Likewise, he definition of “intangible” property in the PPSA is also fulfilled:
The definition of ‘intangible’ simply describes something that otherwise constitutes ‘personal property’ but is not one of the listed types of tangible personal property. ‘Intangible’ would include an interest created by statute having the characteristics of a licence coupled with an interest at common law … Our concern is exclusively with the extended definitions of ‘personal property’ in the context of a statute that seeks to facilitate financing by borrowers and the protection of creditors. In my view the grant by the Fisheries Minister of a licence coupled with a proprietary interest as described above is sufficient to satisfy the PPSA definition (para 51).
It should be noted that despite this decision, the court was careful not to recognize a property right in the license per se. That is, the SCC has not created rights in the license beyond that which the original owner had. The decision makes this clear:
It may well be that in the course of a bankruptcy the fishing licence will expire, or has already expired. If so, the trustee will have the same right as the original holder of an expired licence to go to the Minister to seek its replacement, and has the same recourse (or the lack of it) if the request is rejected. The bankrupt can transfer no greater rights than he possesses. The trustee simply steps into the shoes of the appellant Saulnier and takes the licence ‘warts and all’ (para 50).

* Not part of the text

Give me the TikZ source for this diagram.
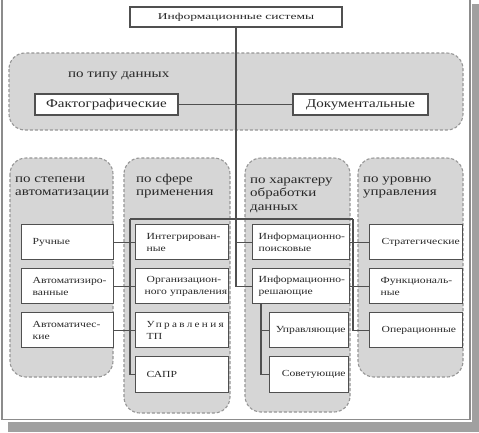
\documentclass[tikz,border=0pt]{standalone}
\usepackage{fontspec}
\setmainfont{Liberation Serif}[FakeStretch=1.25]
\newfontfamily\widefont{Liberation Serif}[FakeStretch=1.5]
\newfontfamily\spacedfont{Liberation Serif}[FakeStretch=1.2,LetterSpace=25]
\definecolor{grpfill}{RGB}{214,214,214}
\definecolor{grpdash}{RGB}{150,150,150}
\definecolor{linec}{RGB}{80,80,80}
\definecolor{txtc}{RGB}{40,40,40}
\definecolor{shadowc}{RGB}{160,160,160}
\definecolor{framec}{RGB}{140,140,140}
\tikzset{
  grp/.style={fill=grpfill, draw=grpdash, line width=1.1pt, dash pattern=on 3pt off 2pt, rounded corners=16pt},
  conn/.style={draw=linec, line width=1.3pt},
  box/.style={draw=linec, line width=1.3pt, fill=white, anchor=north west, minimum height=35pt,
    inner xsep=8pt, inner ysep=0pt, align=left, text=txtc, text width=#1,
    font=\fontsize{9.3}{12}\selectfont},
  wbox/.style={draw=linec, line width=1.3pt, fill=white, inner sep=0pt, text=txtc},
  glabel/.style={anchor=base west, inner sep=0pt, align=left, text=txtc, font=\fontsize{12}{13.5}\selectfont}
}
\begin{document}
\begin{tikzpicture}[x=1pt,y=-1pt]
\useasboundingbox (0,0) rectangle (479,432);
% page frame and shadow
\fill[white] (0,0) rectangle (479,432);
\fill[shadowc] (472,4) rectangle (479,432);
\fill[shadowc] (8,422) rectangle (479,432);
\draw[framec, line width=1.2pt] (2,-1) -- (2,419.5) -- (470,419.5) -- (470,-1);
% groups
\path[grp] (9,53) rectangle (463,130);
\path[grp] (10,158) rectangle (113,377);
\path[grp] (124,158) rectangle (230,413);
\path[grp] (245,158) rectangle (350,412);
\path[grp] (358,158) rectangle (463,377);
% group labels (anchored at the baseline of the last line)
\node[glabel] (l0) at (68,77) {по типу данных};
\node[glabel] (l1) at (15,195.5) {по степени\\автоматизации};
\node[glabel] (l2) at (136,195.5) {по сфере\\применения};
\node[glabel] (l3) at (250,210) {по характеру\\обработки\\данных};
\node[glabel] (l4) at (363,195.5) {по уровню\\управления};
% top nodes
\node[wbox, minimum width=212pt, minimum height=20pt, font=\widefont\fontsize{9}{11}\selectfont] (top) at (236,17) {Информационные системы};
\node[wbox, minimum width=143pt, minimum height=21pt, font=\fontsize{12}{14}\selectfont] (fact) at (106.5,104.5) {Фактографические};
\node[wbox, minimum width=135pt, minimum height=21pt, font=\fontsize{12}{14}\selectfont] (doc) at (360.5,104.5) {Документальные};
% bus coordinates
\coordinate (b2) at (130,219);
\coordinate (b4) at (353,219);
% boxes
\node[box=76pt] (ruch) at (21,224) {\hspace*{3pt}Ручные};
\node[box=80pt, inner xsep=6pt] (avtz) at (21,268) {\hspace*{5pt}Автоматизиро-\\\hspace*{5pt}ванные};
\node[box=80pt, inner xsep=6pt] (avtc) at (21,312) {\hspace*{5pt}Автоматичес-\\\hspace*{5pt}кие};
\node[box=85pt, inner xsep=4pt] (integ) at (135,224) {\hspace*{7pt}Интегрирован-\\\hspace*{7pt}ные};
\node[box=85pt, inner xsep=4pt] (org) at (135,268) {\hspace*{7pt}Организацион-\\\hspace*{5pt}ного~управления};
\node[box=85pt, inner xsep=4pt] (tp) at (135,312) {\hspace*{7pt}{\spacedfont Управления}\\\hspace*{7pt}ТП};
\node[box=85pt, inner xsep=4pt, minimum height=36pt] (sapr) at (135,356) {\hspace*{7pt}САПР};
\node[box=93pt, inner xsep=2pt] (ip) at (252,224) {\hspace*{4pt}Информационно-\\\hspace*{4pt}поисковые};
\node[box=93pt, inner xsep=2pt] (ir) at (252,268) {\hspace*{4pt}Информационно-\\\hspace*{4pt}решающие};
\node[box=73pt, inner xsep=3pt, align=right] (upr) at (269,312) {Управляющие};
\node[box=73pt, inner xsep=3pt, align=right, minimum height=36pt] (sov) at (269,356) {Советующие};
\node[box=85pt, inner xsep=4pt] (strat) at (369,224) {\hspace*{8pt}Стратегические};
\node[box=85pt, inner xsep=4pt] (func) at (369,268) {\hspace*{7pt}Функциональ-\\\hspace*{7pt}ные};
\node[box=85pt, inner xsep=4pt] (oper) at (369,312) {\hspace*{8pt}Операционные};
% connectors
\coordinate (b3) at ([xshift=9pt]ir.south west);
\draw[conn] (top.south) |- (ir.west);
\draw[conn] (fact.east) -- (doc.west);
\draw[conn] (b2) -- (b4);
\draw[conn] (b2) |- (sapr.west);
\draw[conn] (b4) |- (oper.west);
\draw[conn] (ruch.east) -- (integ.west);
\draw[conn] (avtz.east) -- (org.west);
\draw[conn] (avtc.east) -- (tp.west);
\draw[conn] (ip.east) -- (strat.west);
\draw[conn] (ir.east) -- (func.west);
\draw[conn] (top.south |- ip.west) -- (ip.west);
\draw[conn] (b3) |- (sov.west);
\draw[conn] (b3 |- upr.west) -- (upr.west);
\end{tikzpicture}
\end{document}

This limitation also addressed the Attorney General’s concerns. The decision also notes:
Counsel for the Attorney General of Canada was greatly concerned that a holding that the fishing licence is property in the hands of the holder even for limited statutory purposes might be raised in future litigation to fetter the Minister’s discretion, but I do not think this concern is well founded. The licence is a creature of the regulatory system. Section 7(1) of the Fisheries Act speaks of the Minister’s ‘absolute discretion.’ The Minister gives and the Minister (when acting properly within his jurisdiction under s. 9 of the Act) can take away, according to the exigencies of his or her management of the fisheries. The statute defines the nature of the holder’s interest, and this interest is not expanded by our decision that a fishing licence qualifies for inclusion as ‘property’ for certain statutory purposes (para 48).
While this decision may seem to facilitate the getting of loans by Canadian fishers, it remains to be seen whether this right recognized by the SCC is sufficient to address the concerns of banks in taking security in these licenses. Regardless, it certainly seems like a step in the right direction in helping the growth of the Canadian fishing industry.